▶ _PROBLEM DESCRIPTION_: Everything in the data should be repeated exactly, save for the images.

▶ _GIVEN INFORMATION_:
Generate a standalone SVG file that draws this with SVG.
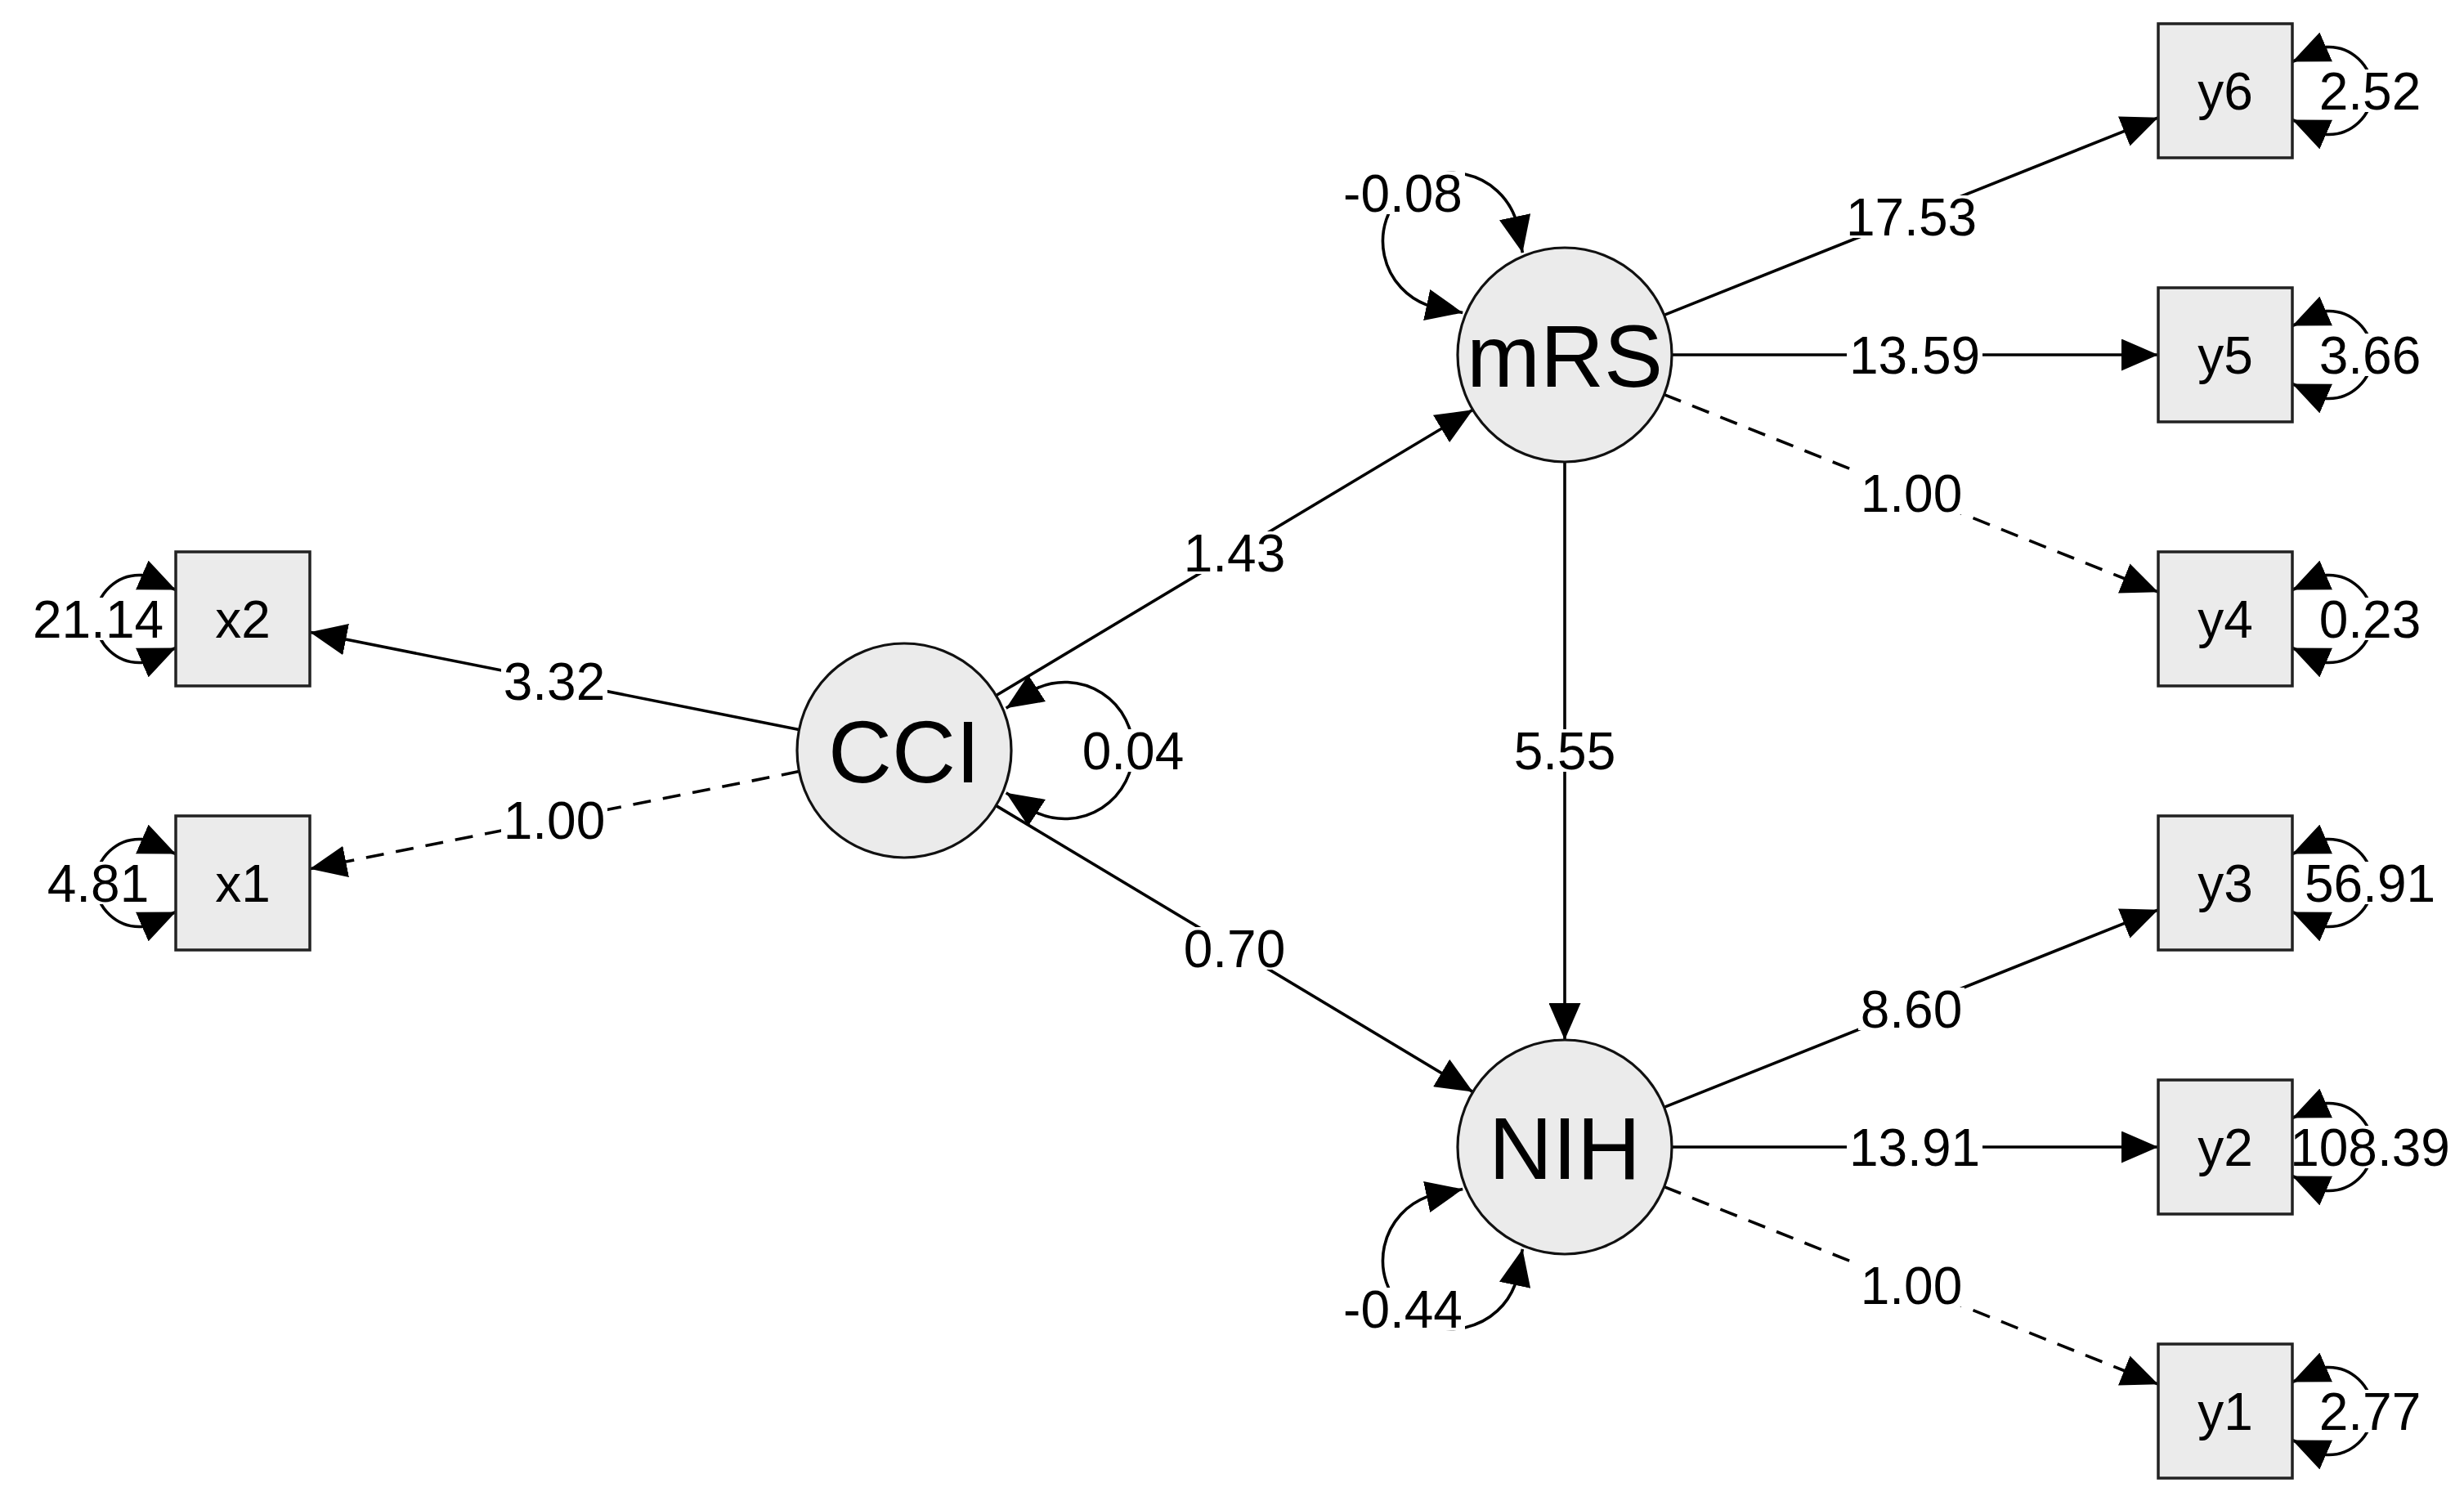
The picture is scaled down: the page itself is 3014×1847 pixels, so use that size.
<svg xmlns="http://www.w3.org/2000/svg" width="3014" height="1847" viewBox="0 0 3014 1847">
<defs>
<style>
.e{fill:none;stroke:#000;stroke-width:3.6}
.d{stroke-dasharray:22 15}
.a{marker-end:url(#ah)}
.l{marker-start:url(#ah);marker-end:url(#ah)}
.bg{fill:#fff}
.t{font-family:"Liberation Sans",Arial,sans-serif;font-size:64px;fill:#000;text-anchor:middle}
.nt{font-family:"Liberation Sans",Arial,sans-serif;font-size:108px;fill:#000;text-anchor:middle}
.box{fill:#ebebeb;stroke:#222;stroke-width:3.5}
.circ{fill:#ebebeb;stroke:#111;stroke-width:3.2}
</style>
<marker id="ah" viewBox="0 0 45 39" refX="45" refY="19.5" markerWidth="45" markerHeight="39" markerUnits="userSpaceOnUse" orient="auto-start-reverse">
<path d="M0,0 L45,19.5 L0,39 z" fill="#000"/>
</marker>
</defs>
<rect width="3014" height="1847" fill="#fff"/>
<g id="connectors">
<path class="e a" d="M977.5,892.4 L379,773.3"/>
<path class="e a d" d="M977.5,943.6 L379,1062.7"/>
<path class="e a" d="M1218.4,850.7 L1801.6,501.3"/>
<path class="e a" d="M1218.3,985.4 L1801.7,1335.6"/>
<path class="e a" d="M1914,565 L1914,1272"/>
<path class="e a" d="M2035.6,385.4 L2640,143.8"/>
<path class="e a" d="M2045,434 L2640,434"/>
<path class="e a d" d="M2035.6,482.6 L2640,724.2"/>
<path class="e a" d="M2035.6,1354.4 L2640,1112.8"/>
<path class="e a" d="M2045,1403 L2640,1403"/>
<path class="e a d" d="M2035.6,1451.6 L2640,1693.2"/>
<path class="e l" d="M1230.7,866.3 L1268.2,841.9 A83.5,83.5 0 1,1 1268.2,994.1 L1230.7,969.7"/>
<path class="e l" d="M1789.2,382.4 L1745.5,373.1 A83.5,83.5 0 1,1 1853.1,265.5 L1862.4,309.2"/>
<path class="e l" d="M1862.4,1527.8 L1853.1,1571.5 A83.5,83.5 0 1,1 1745.5,1463.9 L1789.2,1454.6"/>
<path class="e l" d="M215,721.5 L174,703.6 A53.5,53.5 0 1,0 174,810.4 L215,792.5"/>
<path class="e l" d="M215,1044.5 L174,1026.6 A53.5,53.5 0 1,0 174,1133.4 L215,1115.5"/>
<path class="e l" d="M2804,75.5 L2845,57.6 A53.5,53.5 0 1,1 2845,164.4 L2804,146.5"/>
<path class="e l" d="M2804,398.5 L2845,380.6 A53.5,53.5 0 1,1 2845,487.4 L2804,469.5"/>
<path class="e l" d="M2804,721.5 L2845,703.6 A53.5,53.5 0 1,1 2845,810.4 L2804,792.5"/>
<path class="e l" d="M2804,1044.5 L2845,1026.6 A53.5,53.5 0 1,1 2845,1133.4 L2804,1115.5"/>
<path class="e l" d="M2804,1367.5 L2845,1349.6 A53.5,53.5 0 1,1 2845,1456.4 L2804,1438.5"/>
<path class="e l" d="M2804,1690.5 L2845,1672.6 A53.5,53.5 0 1,1 2845,1779.4 L2804,1761.5"/>
<g id="edge-labels">
<rect class="bg" x="613" y="807" width="130" height="52"/><text class="t" x="678" y="856">3.32</text>
<rect class="bg" x="613" y="977" width="130" height="52"/><text class="t" x="678" y="1026">1.00</text>
<rect class="bg" x="1445" y="650" width="130" height="52"/><text class="t" x="1510" y="699">1.43</text>
<rect class="bg" x="1445" y="1134" width="130" height="52"/><text class="t" x="1510" y="1183">0.70</text>
<rect class="bg" x="1849" y="892" width="130" height="52"/><text class="t" x="1914" y="941">5.55</text>
<rect class="bg" x="2255" y="239" width="166" height="52"/><text class="t" x="2338" y="288">17.53</text>
<rect class="bg" x="2259" y="408" width="166" height="52"/><text class="t" x="2342" y="457">13.59</text>
<rect class="bg" x="2273" y="577" width="130" height="52"/><text class="t" x="2338" y="626">1.00</text>
<rect class="bg" x="2273" y="1208" width="130" height="52"/><text class="t" x="2338" y="1257">8.60</text>
<rect class="bg" x="2259" y="1377" width="166" height="52"/><text class="t" x="2342" y="1426">13.91</text>
<rect class="bg" x="2273" y="1546" width="130" height="52"/><text class="t" x="2338" y="1595">1.00</text>
<rect class="bg" x="1321" y="892" width="130" height="52"/><text class="t" x="1386" y="941">0.04</text>
<rect class="bg" x="1640" y="210" width="152" height="52"/><text class="t" x="1716" y="259">-0.08</text>
<rect class="bg" x="1640" y="1575" width="152" height="52"/><text class="t" x="1716" y="1624">-0.44</text>
<rect class="bg" x="37" y="731" width="166" height="52"/><text class="t" x="120" y="780">21.14</text>
<rect class="bg" x="55" y="1054" width="130" height="52"/><text class="t" x="120" y="1103">4.81</text>
<rect class="bg" x="2834" y="85" width="130" height="52"/><text class="t" x="2899" y="134">2.52</text>
<rect class="bg" x="2834" y="408" width="130" height="52"/><text class="t" x="2899" y="457">3.66</text>
<rect class="bg" x="2834" y="731" width="130" height="52"/><text class="t" x="2899" y="780">0.23</text>
<rect class="bg" x="2816" y="1054" width="166" height="52"/><text class="t" x="2899" y="1103">56.91</text>
<rect class="bg" x="2799" y="1377" width="200" height="52"/><text class="t" x="2899" y="1426">108.39</text>
<rect class="bg" x="2834" y="1700" width="130" height="52"/><text class="t" x="2899" y="1749">2.77</text>
</g>
</g>
<g id="CCI"><circle class="circ" cx="1106" cy="918" r="131"/><text class="nt" x="1106" y="957">CCI</text></g>
<g id="mRS"><circle class="circ" cx="1914" cy="434" r="131"/><text class="nt" x="1914" y="473">mRS</text></g>
<g id="NIH"><circle class="circ" cx="1914" cy="1403" r="131"/><text class="nt" x="1914" y="1442">NIH</text></g>
<g id="x2"><rect class="box" x="215" y="675" width="164" height="164"/><text class="t" x="297" y="780">x2</text></g>
<g id="x1"><rect class="box" x="215" y="998" width="164" height="164"/><text class="t" x="297" y="1103">x1</text></g>
<g id="y6"><rect class="box" x="2640" y="29" width="164" height="164"/><text class="t" x="2722" y="134">y6</text></g>
<g id="y5"><rect class="box" x="2640" y="352" width="164" height="164"/><text class="t" x="2722" y="457">y5</text></g>
<g id="y4"><rect class="box" x="2640" y="675" width="164" height="164"/><text class="t" x="2722" y="780">y4</text></g>
<g id="y3"><rect class="box" x="2640" y="998" width="164" height="164"/><text class="t" x="2722" y="1103">y3</text></g>
<g id="y2"><rect class="box" x="2640" y="1321" width="164" height="164"/><text class="t" x="2722" y="1426">y2</text></g>
<g id="y1"><rect class="box" x="2640" y="1644" width="164" height="164"/><text class="t" x="2722" y="1749">y1</text></g>
</svg>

▶ _WORKED SOLUTION_:
Generate a standalone SVG file that draws this with SVG.
The picture is scaled down: the page itself is 3014×1847 pixels, so use that size.
<svg xmlns="http://www.w3.org/2000/svg" width="3014" height="1847" viewBox="0 0 3014 1847">
<defs>
<style>
.e{fill:none;stroke:#000;stroke-width:3.6}
.d{stroke-dasharray:22 15}
.a{marker-end:url(#ah)}
.l{marker-start:url(#ah);marker-end:url(#ah)}
.bg{fill:#fff}
.t{font-family:"Liberation Sans",Arial,sans-serif;font-size:64px;fill:#000;text-anchor:middle}
.nt{font-family:"Liberation Sans",Arial,sans-serif;font-size:108px;fill:#000;text-anchor:middle}
.box{fill:#ebebeb;stroke:#222;stroke-width:3.5}
.circ{fill:#ebebeb;stroke:#111;stroke-width:3.2}
</style>
<marker id="ah" viewBox="0 0 45 39" refX="45" refY="19.5" markerWidth="45" markerHeight="39" markerUnits="userSpaceOnUse" orient="auto-start-reverse">
<path d="M0,0 L45,19.5 L0,39 z" fill="#000"/>
</marker>
</defs>
<rect width="3014" height="1847" fill="#fff"/>
<g id="connectors">
<path class="e a" d="M977.5,892.4 L379,773.3"/>
<path class="e a d" d="M977.5,943.6 L379,1062.7"/>
<path class="e a" d="M1218.4,850.7 L1801.6,501.3"/>
<path class="e a" d="M1218.3,985.4 L1801.7,1335.6"/>
<path class="e a" d="M1914,565 L1914,1272"/>
<path class="e a" d="M2035.6,385.4 L2640,143.8"/>
<path class="e a" d="M2045,434 L2640,434"/>
<path class="e a d" d="M2035.6,482.6 L2640,724.2"/>
<path class="e a" d="M2035.6,1354.4 L2640,1112.8"/>
<path class="e a" d="M2045,1403 L2640,1403"/>
<path class="e a d" d="M2035.6,1451.6 L2640,1693.2"/>
<path class="e l" d="M1230.7,866.3 L1268.2,841.9 A83.5,83.5 0 1,1 1268.2,994.1 L1230.7,969.7"/>
<path class="e l" d="M1789.2,382.4 L1745.5,373.1 A83.5,83.5 0 1,1 1853.1,265.5 L1862.4,309.2"/>
<path class="e l" d="M1862.4,1527.8 L1853.1,1571.5 A83.5,83.5 0 1,1 1745.5,1463.9 L1789.2,1454.6"/>
<path class="e l" d="M215,721.5 L174,703.6 A53.5,53.5 0 1,0 174,810.4 L215,792.5"/>
<path class="e l" d="M215,1044.5 L174,1026.6 A53.5,53.5 0 1,0 174,1133.4 L215,1115.5"/>
<path class="e l" d="M2804,75.5 L2845,57.6 A53.5,53.5 0 1,1 2845,164.4 L2804,146.5"/>
<path class="e l" d="M2804,398.5 L2845,380.6 A53.5,53.5 0 1,1 2845,487.4 L2804,469.5"/>
<path class="e l" d="M2804,721.5 L2845,703.6 A53.5,53.5 0 1,1 2845,810.4 L2804,792.5"/>
<path class="e l" d="M2804,1044.5 L2845,1026.6 A53.5,53.5 0 1,1 2845,1133.4 L2804,1115.5"/>
<path class="e l" d="M2804,1367.5 L2845,1349.6 A53.5,53.5 0 1,1 2845,1456.4 L2804,1438.5"/>
<path class="e l" d="M2804,1690.5 L2845,1672.6 A53.5,53.5 0 1,1 2845,1779.4 L2804,1761.5"/>
<g id="edge-labels">
<rect class="bg" x="613" y="807" width="130" height="52"/><text class="t" x="678" y="856">3.32</text>
<rect class="bg" x="613" y="977" width="130" height="52"/><text class="t" x="678" y="1026">1.00</text>
<rect class="bg" x="1445" y="650" width="130" height="52"/><text class="t" x="1510" y="699">1.43</text>
<rect class="bg" x="1445" y="1134" width="130" height="52"/><text class="t" x="1510" y="1183">0.70</text>
<rect class="bg" x="1849" y="892" width="130" height="52"/><text class="t" x="1914" y="941">5.55</text>
<rect class="bg" x="2255" y="239" width="166" height="52"/><text class="t" x="2338" y="288">17.53</text>
<rect class="bg" x="2259" y="408" width="166" height="52"/><text class="t" x="2342" y="457">13.59</text>
<rect class="bg" x="2273" y="577" width="130" height="52"/><text class="t" x="2338" y="626">1.00</text>
<rect class="bg" x="2273" y="1208" width="130" height="52"/><text class="t" x="2338" y="1257">8.60</text>
<rect class="bg" x="2259" y="1377" width="166" height="52"/><text class="t" x="2342" y="1426">13.91</text>
<rect class="bg" x="2273" y="1546" width="130" height="52"/><text class="t" x="2338" y="1595">1.00</text>
<rect class="bg" x="1321" y="892" width="130" height="52"/><text class="t" x="1386" y="941">0.04</text>
<rect class="bg" x="1640" y="210" width="152" height="52"/><text class="t" x="1716" y="259">-0.08</text>
<rect class="bg" x="1640" y="1575" width="152" height="52"/><text class="t" x="1716" y="1624">-0.44</text>
<rect class="bg" x="37" y="731" width="166" height="52"/><text class="t" x="120" y="780">21.14</text>
<rect class="bg" x="55" y="1054" width="130" height="52"/><text class="t" x="120" y="1103">4.81</text>
<rect class="bg" x="2834" y="85" width="130" height="52"/><text class="t" x="2899" y="134">2.52</text>
<rect class="bg" x="2834" y="408" width="130" height="52"/><text class="t" x="2899" y="457">3.66</text>
<rect class="bg" x="2834" y="731" width="130" height="52"/><text class="t" x="2899" y="780">0.23</text>
<rect class="bg" x="2816" y="1054" width="166" height="52"/><text class="t" x="2899" y="1103">56.91</text>
<rect class="bg" x="2799" y="1377" width="200" height="52"/><text class="t" x="2899" y="1426">108.39</text>
<rect class="bg" x="2834" y="1700" width="130" height="52"/><text class="t" x="2899" y="1749">2.77</text>
</g>
</g>
<g id="CCI"><circle class="circ" cx="1106" cy="918" r="131"/><text class="nt" x="1106" y="957">CCI</text></g>
<g id="mRS"><circle class="circ" cx="1914" cy="434" r="131"/><text class="nt" x="1914" y="473">mRS</text></g>
<g id="NIH"><circle class="circ" cx="1914" cy="1403" r="131"/><text class="nt" x="1914" y="1442">NIH</text></g>
<g id="x2"><rect class="box" x="215" y="675" width="164" height="164"/><text class="t" x="297" y="780">x2</text></g>
<g id="x1"><rect class="box" x="215" y="998" width="164" height="164"/><text class="t" x="297" y="1103">x1</text></g>
<g id="y6"><rect class="box" x="2640" y="29" width="164" height="164"/><text class="t" x="2722" y="134">y6</text></g>
<g id="y5"><rect class="box" x="2640" y="352" width="164" height="164"/><text class="t" x="2722" y="457">y5</text></g>
<g id="y4"><rect class="box" x="2640" y="675" width="164" height="164"/><text class="t" x="2722" y="780">y4</text></g>
<g id="y3"><rect class="box" x="2640" y="998" width="164" height="164"/><text class="t" x="2722" y="1103">y3</text></g>
<g id="y2"><rect class="box" x="2640" y="1321" width="164" height="164"/><text class="t" x="2722" y="1426">y2</text></g>
<g id="y1"><rect class="box" x="2640" y="1644" width="164" height="164"/><text class="t" x="2722" y="1749">y1</text></g>
</svg>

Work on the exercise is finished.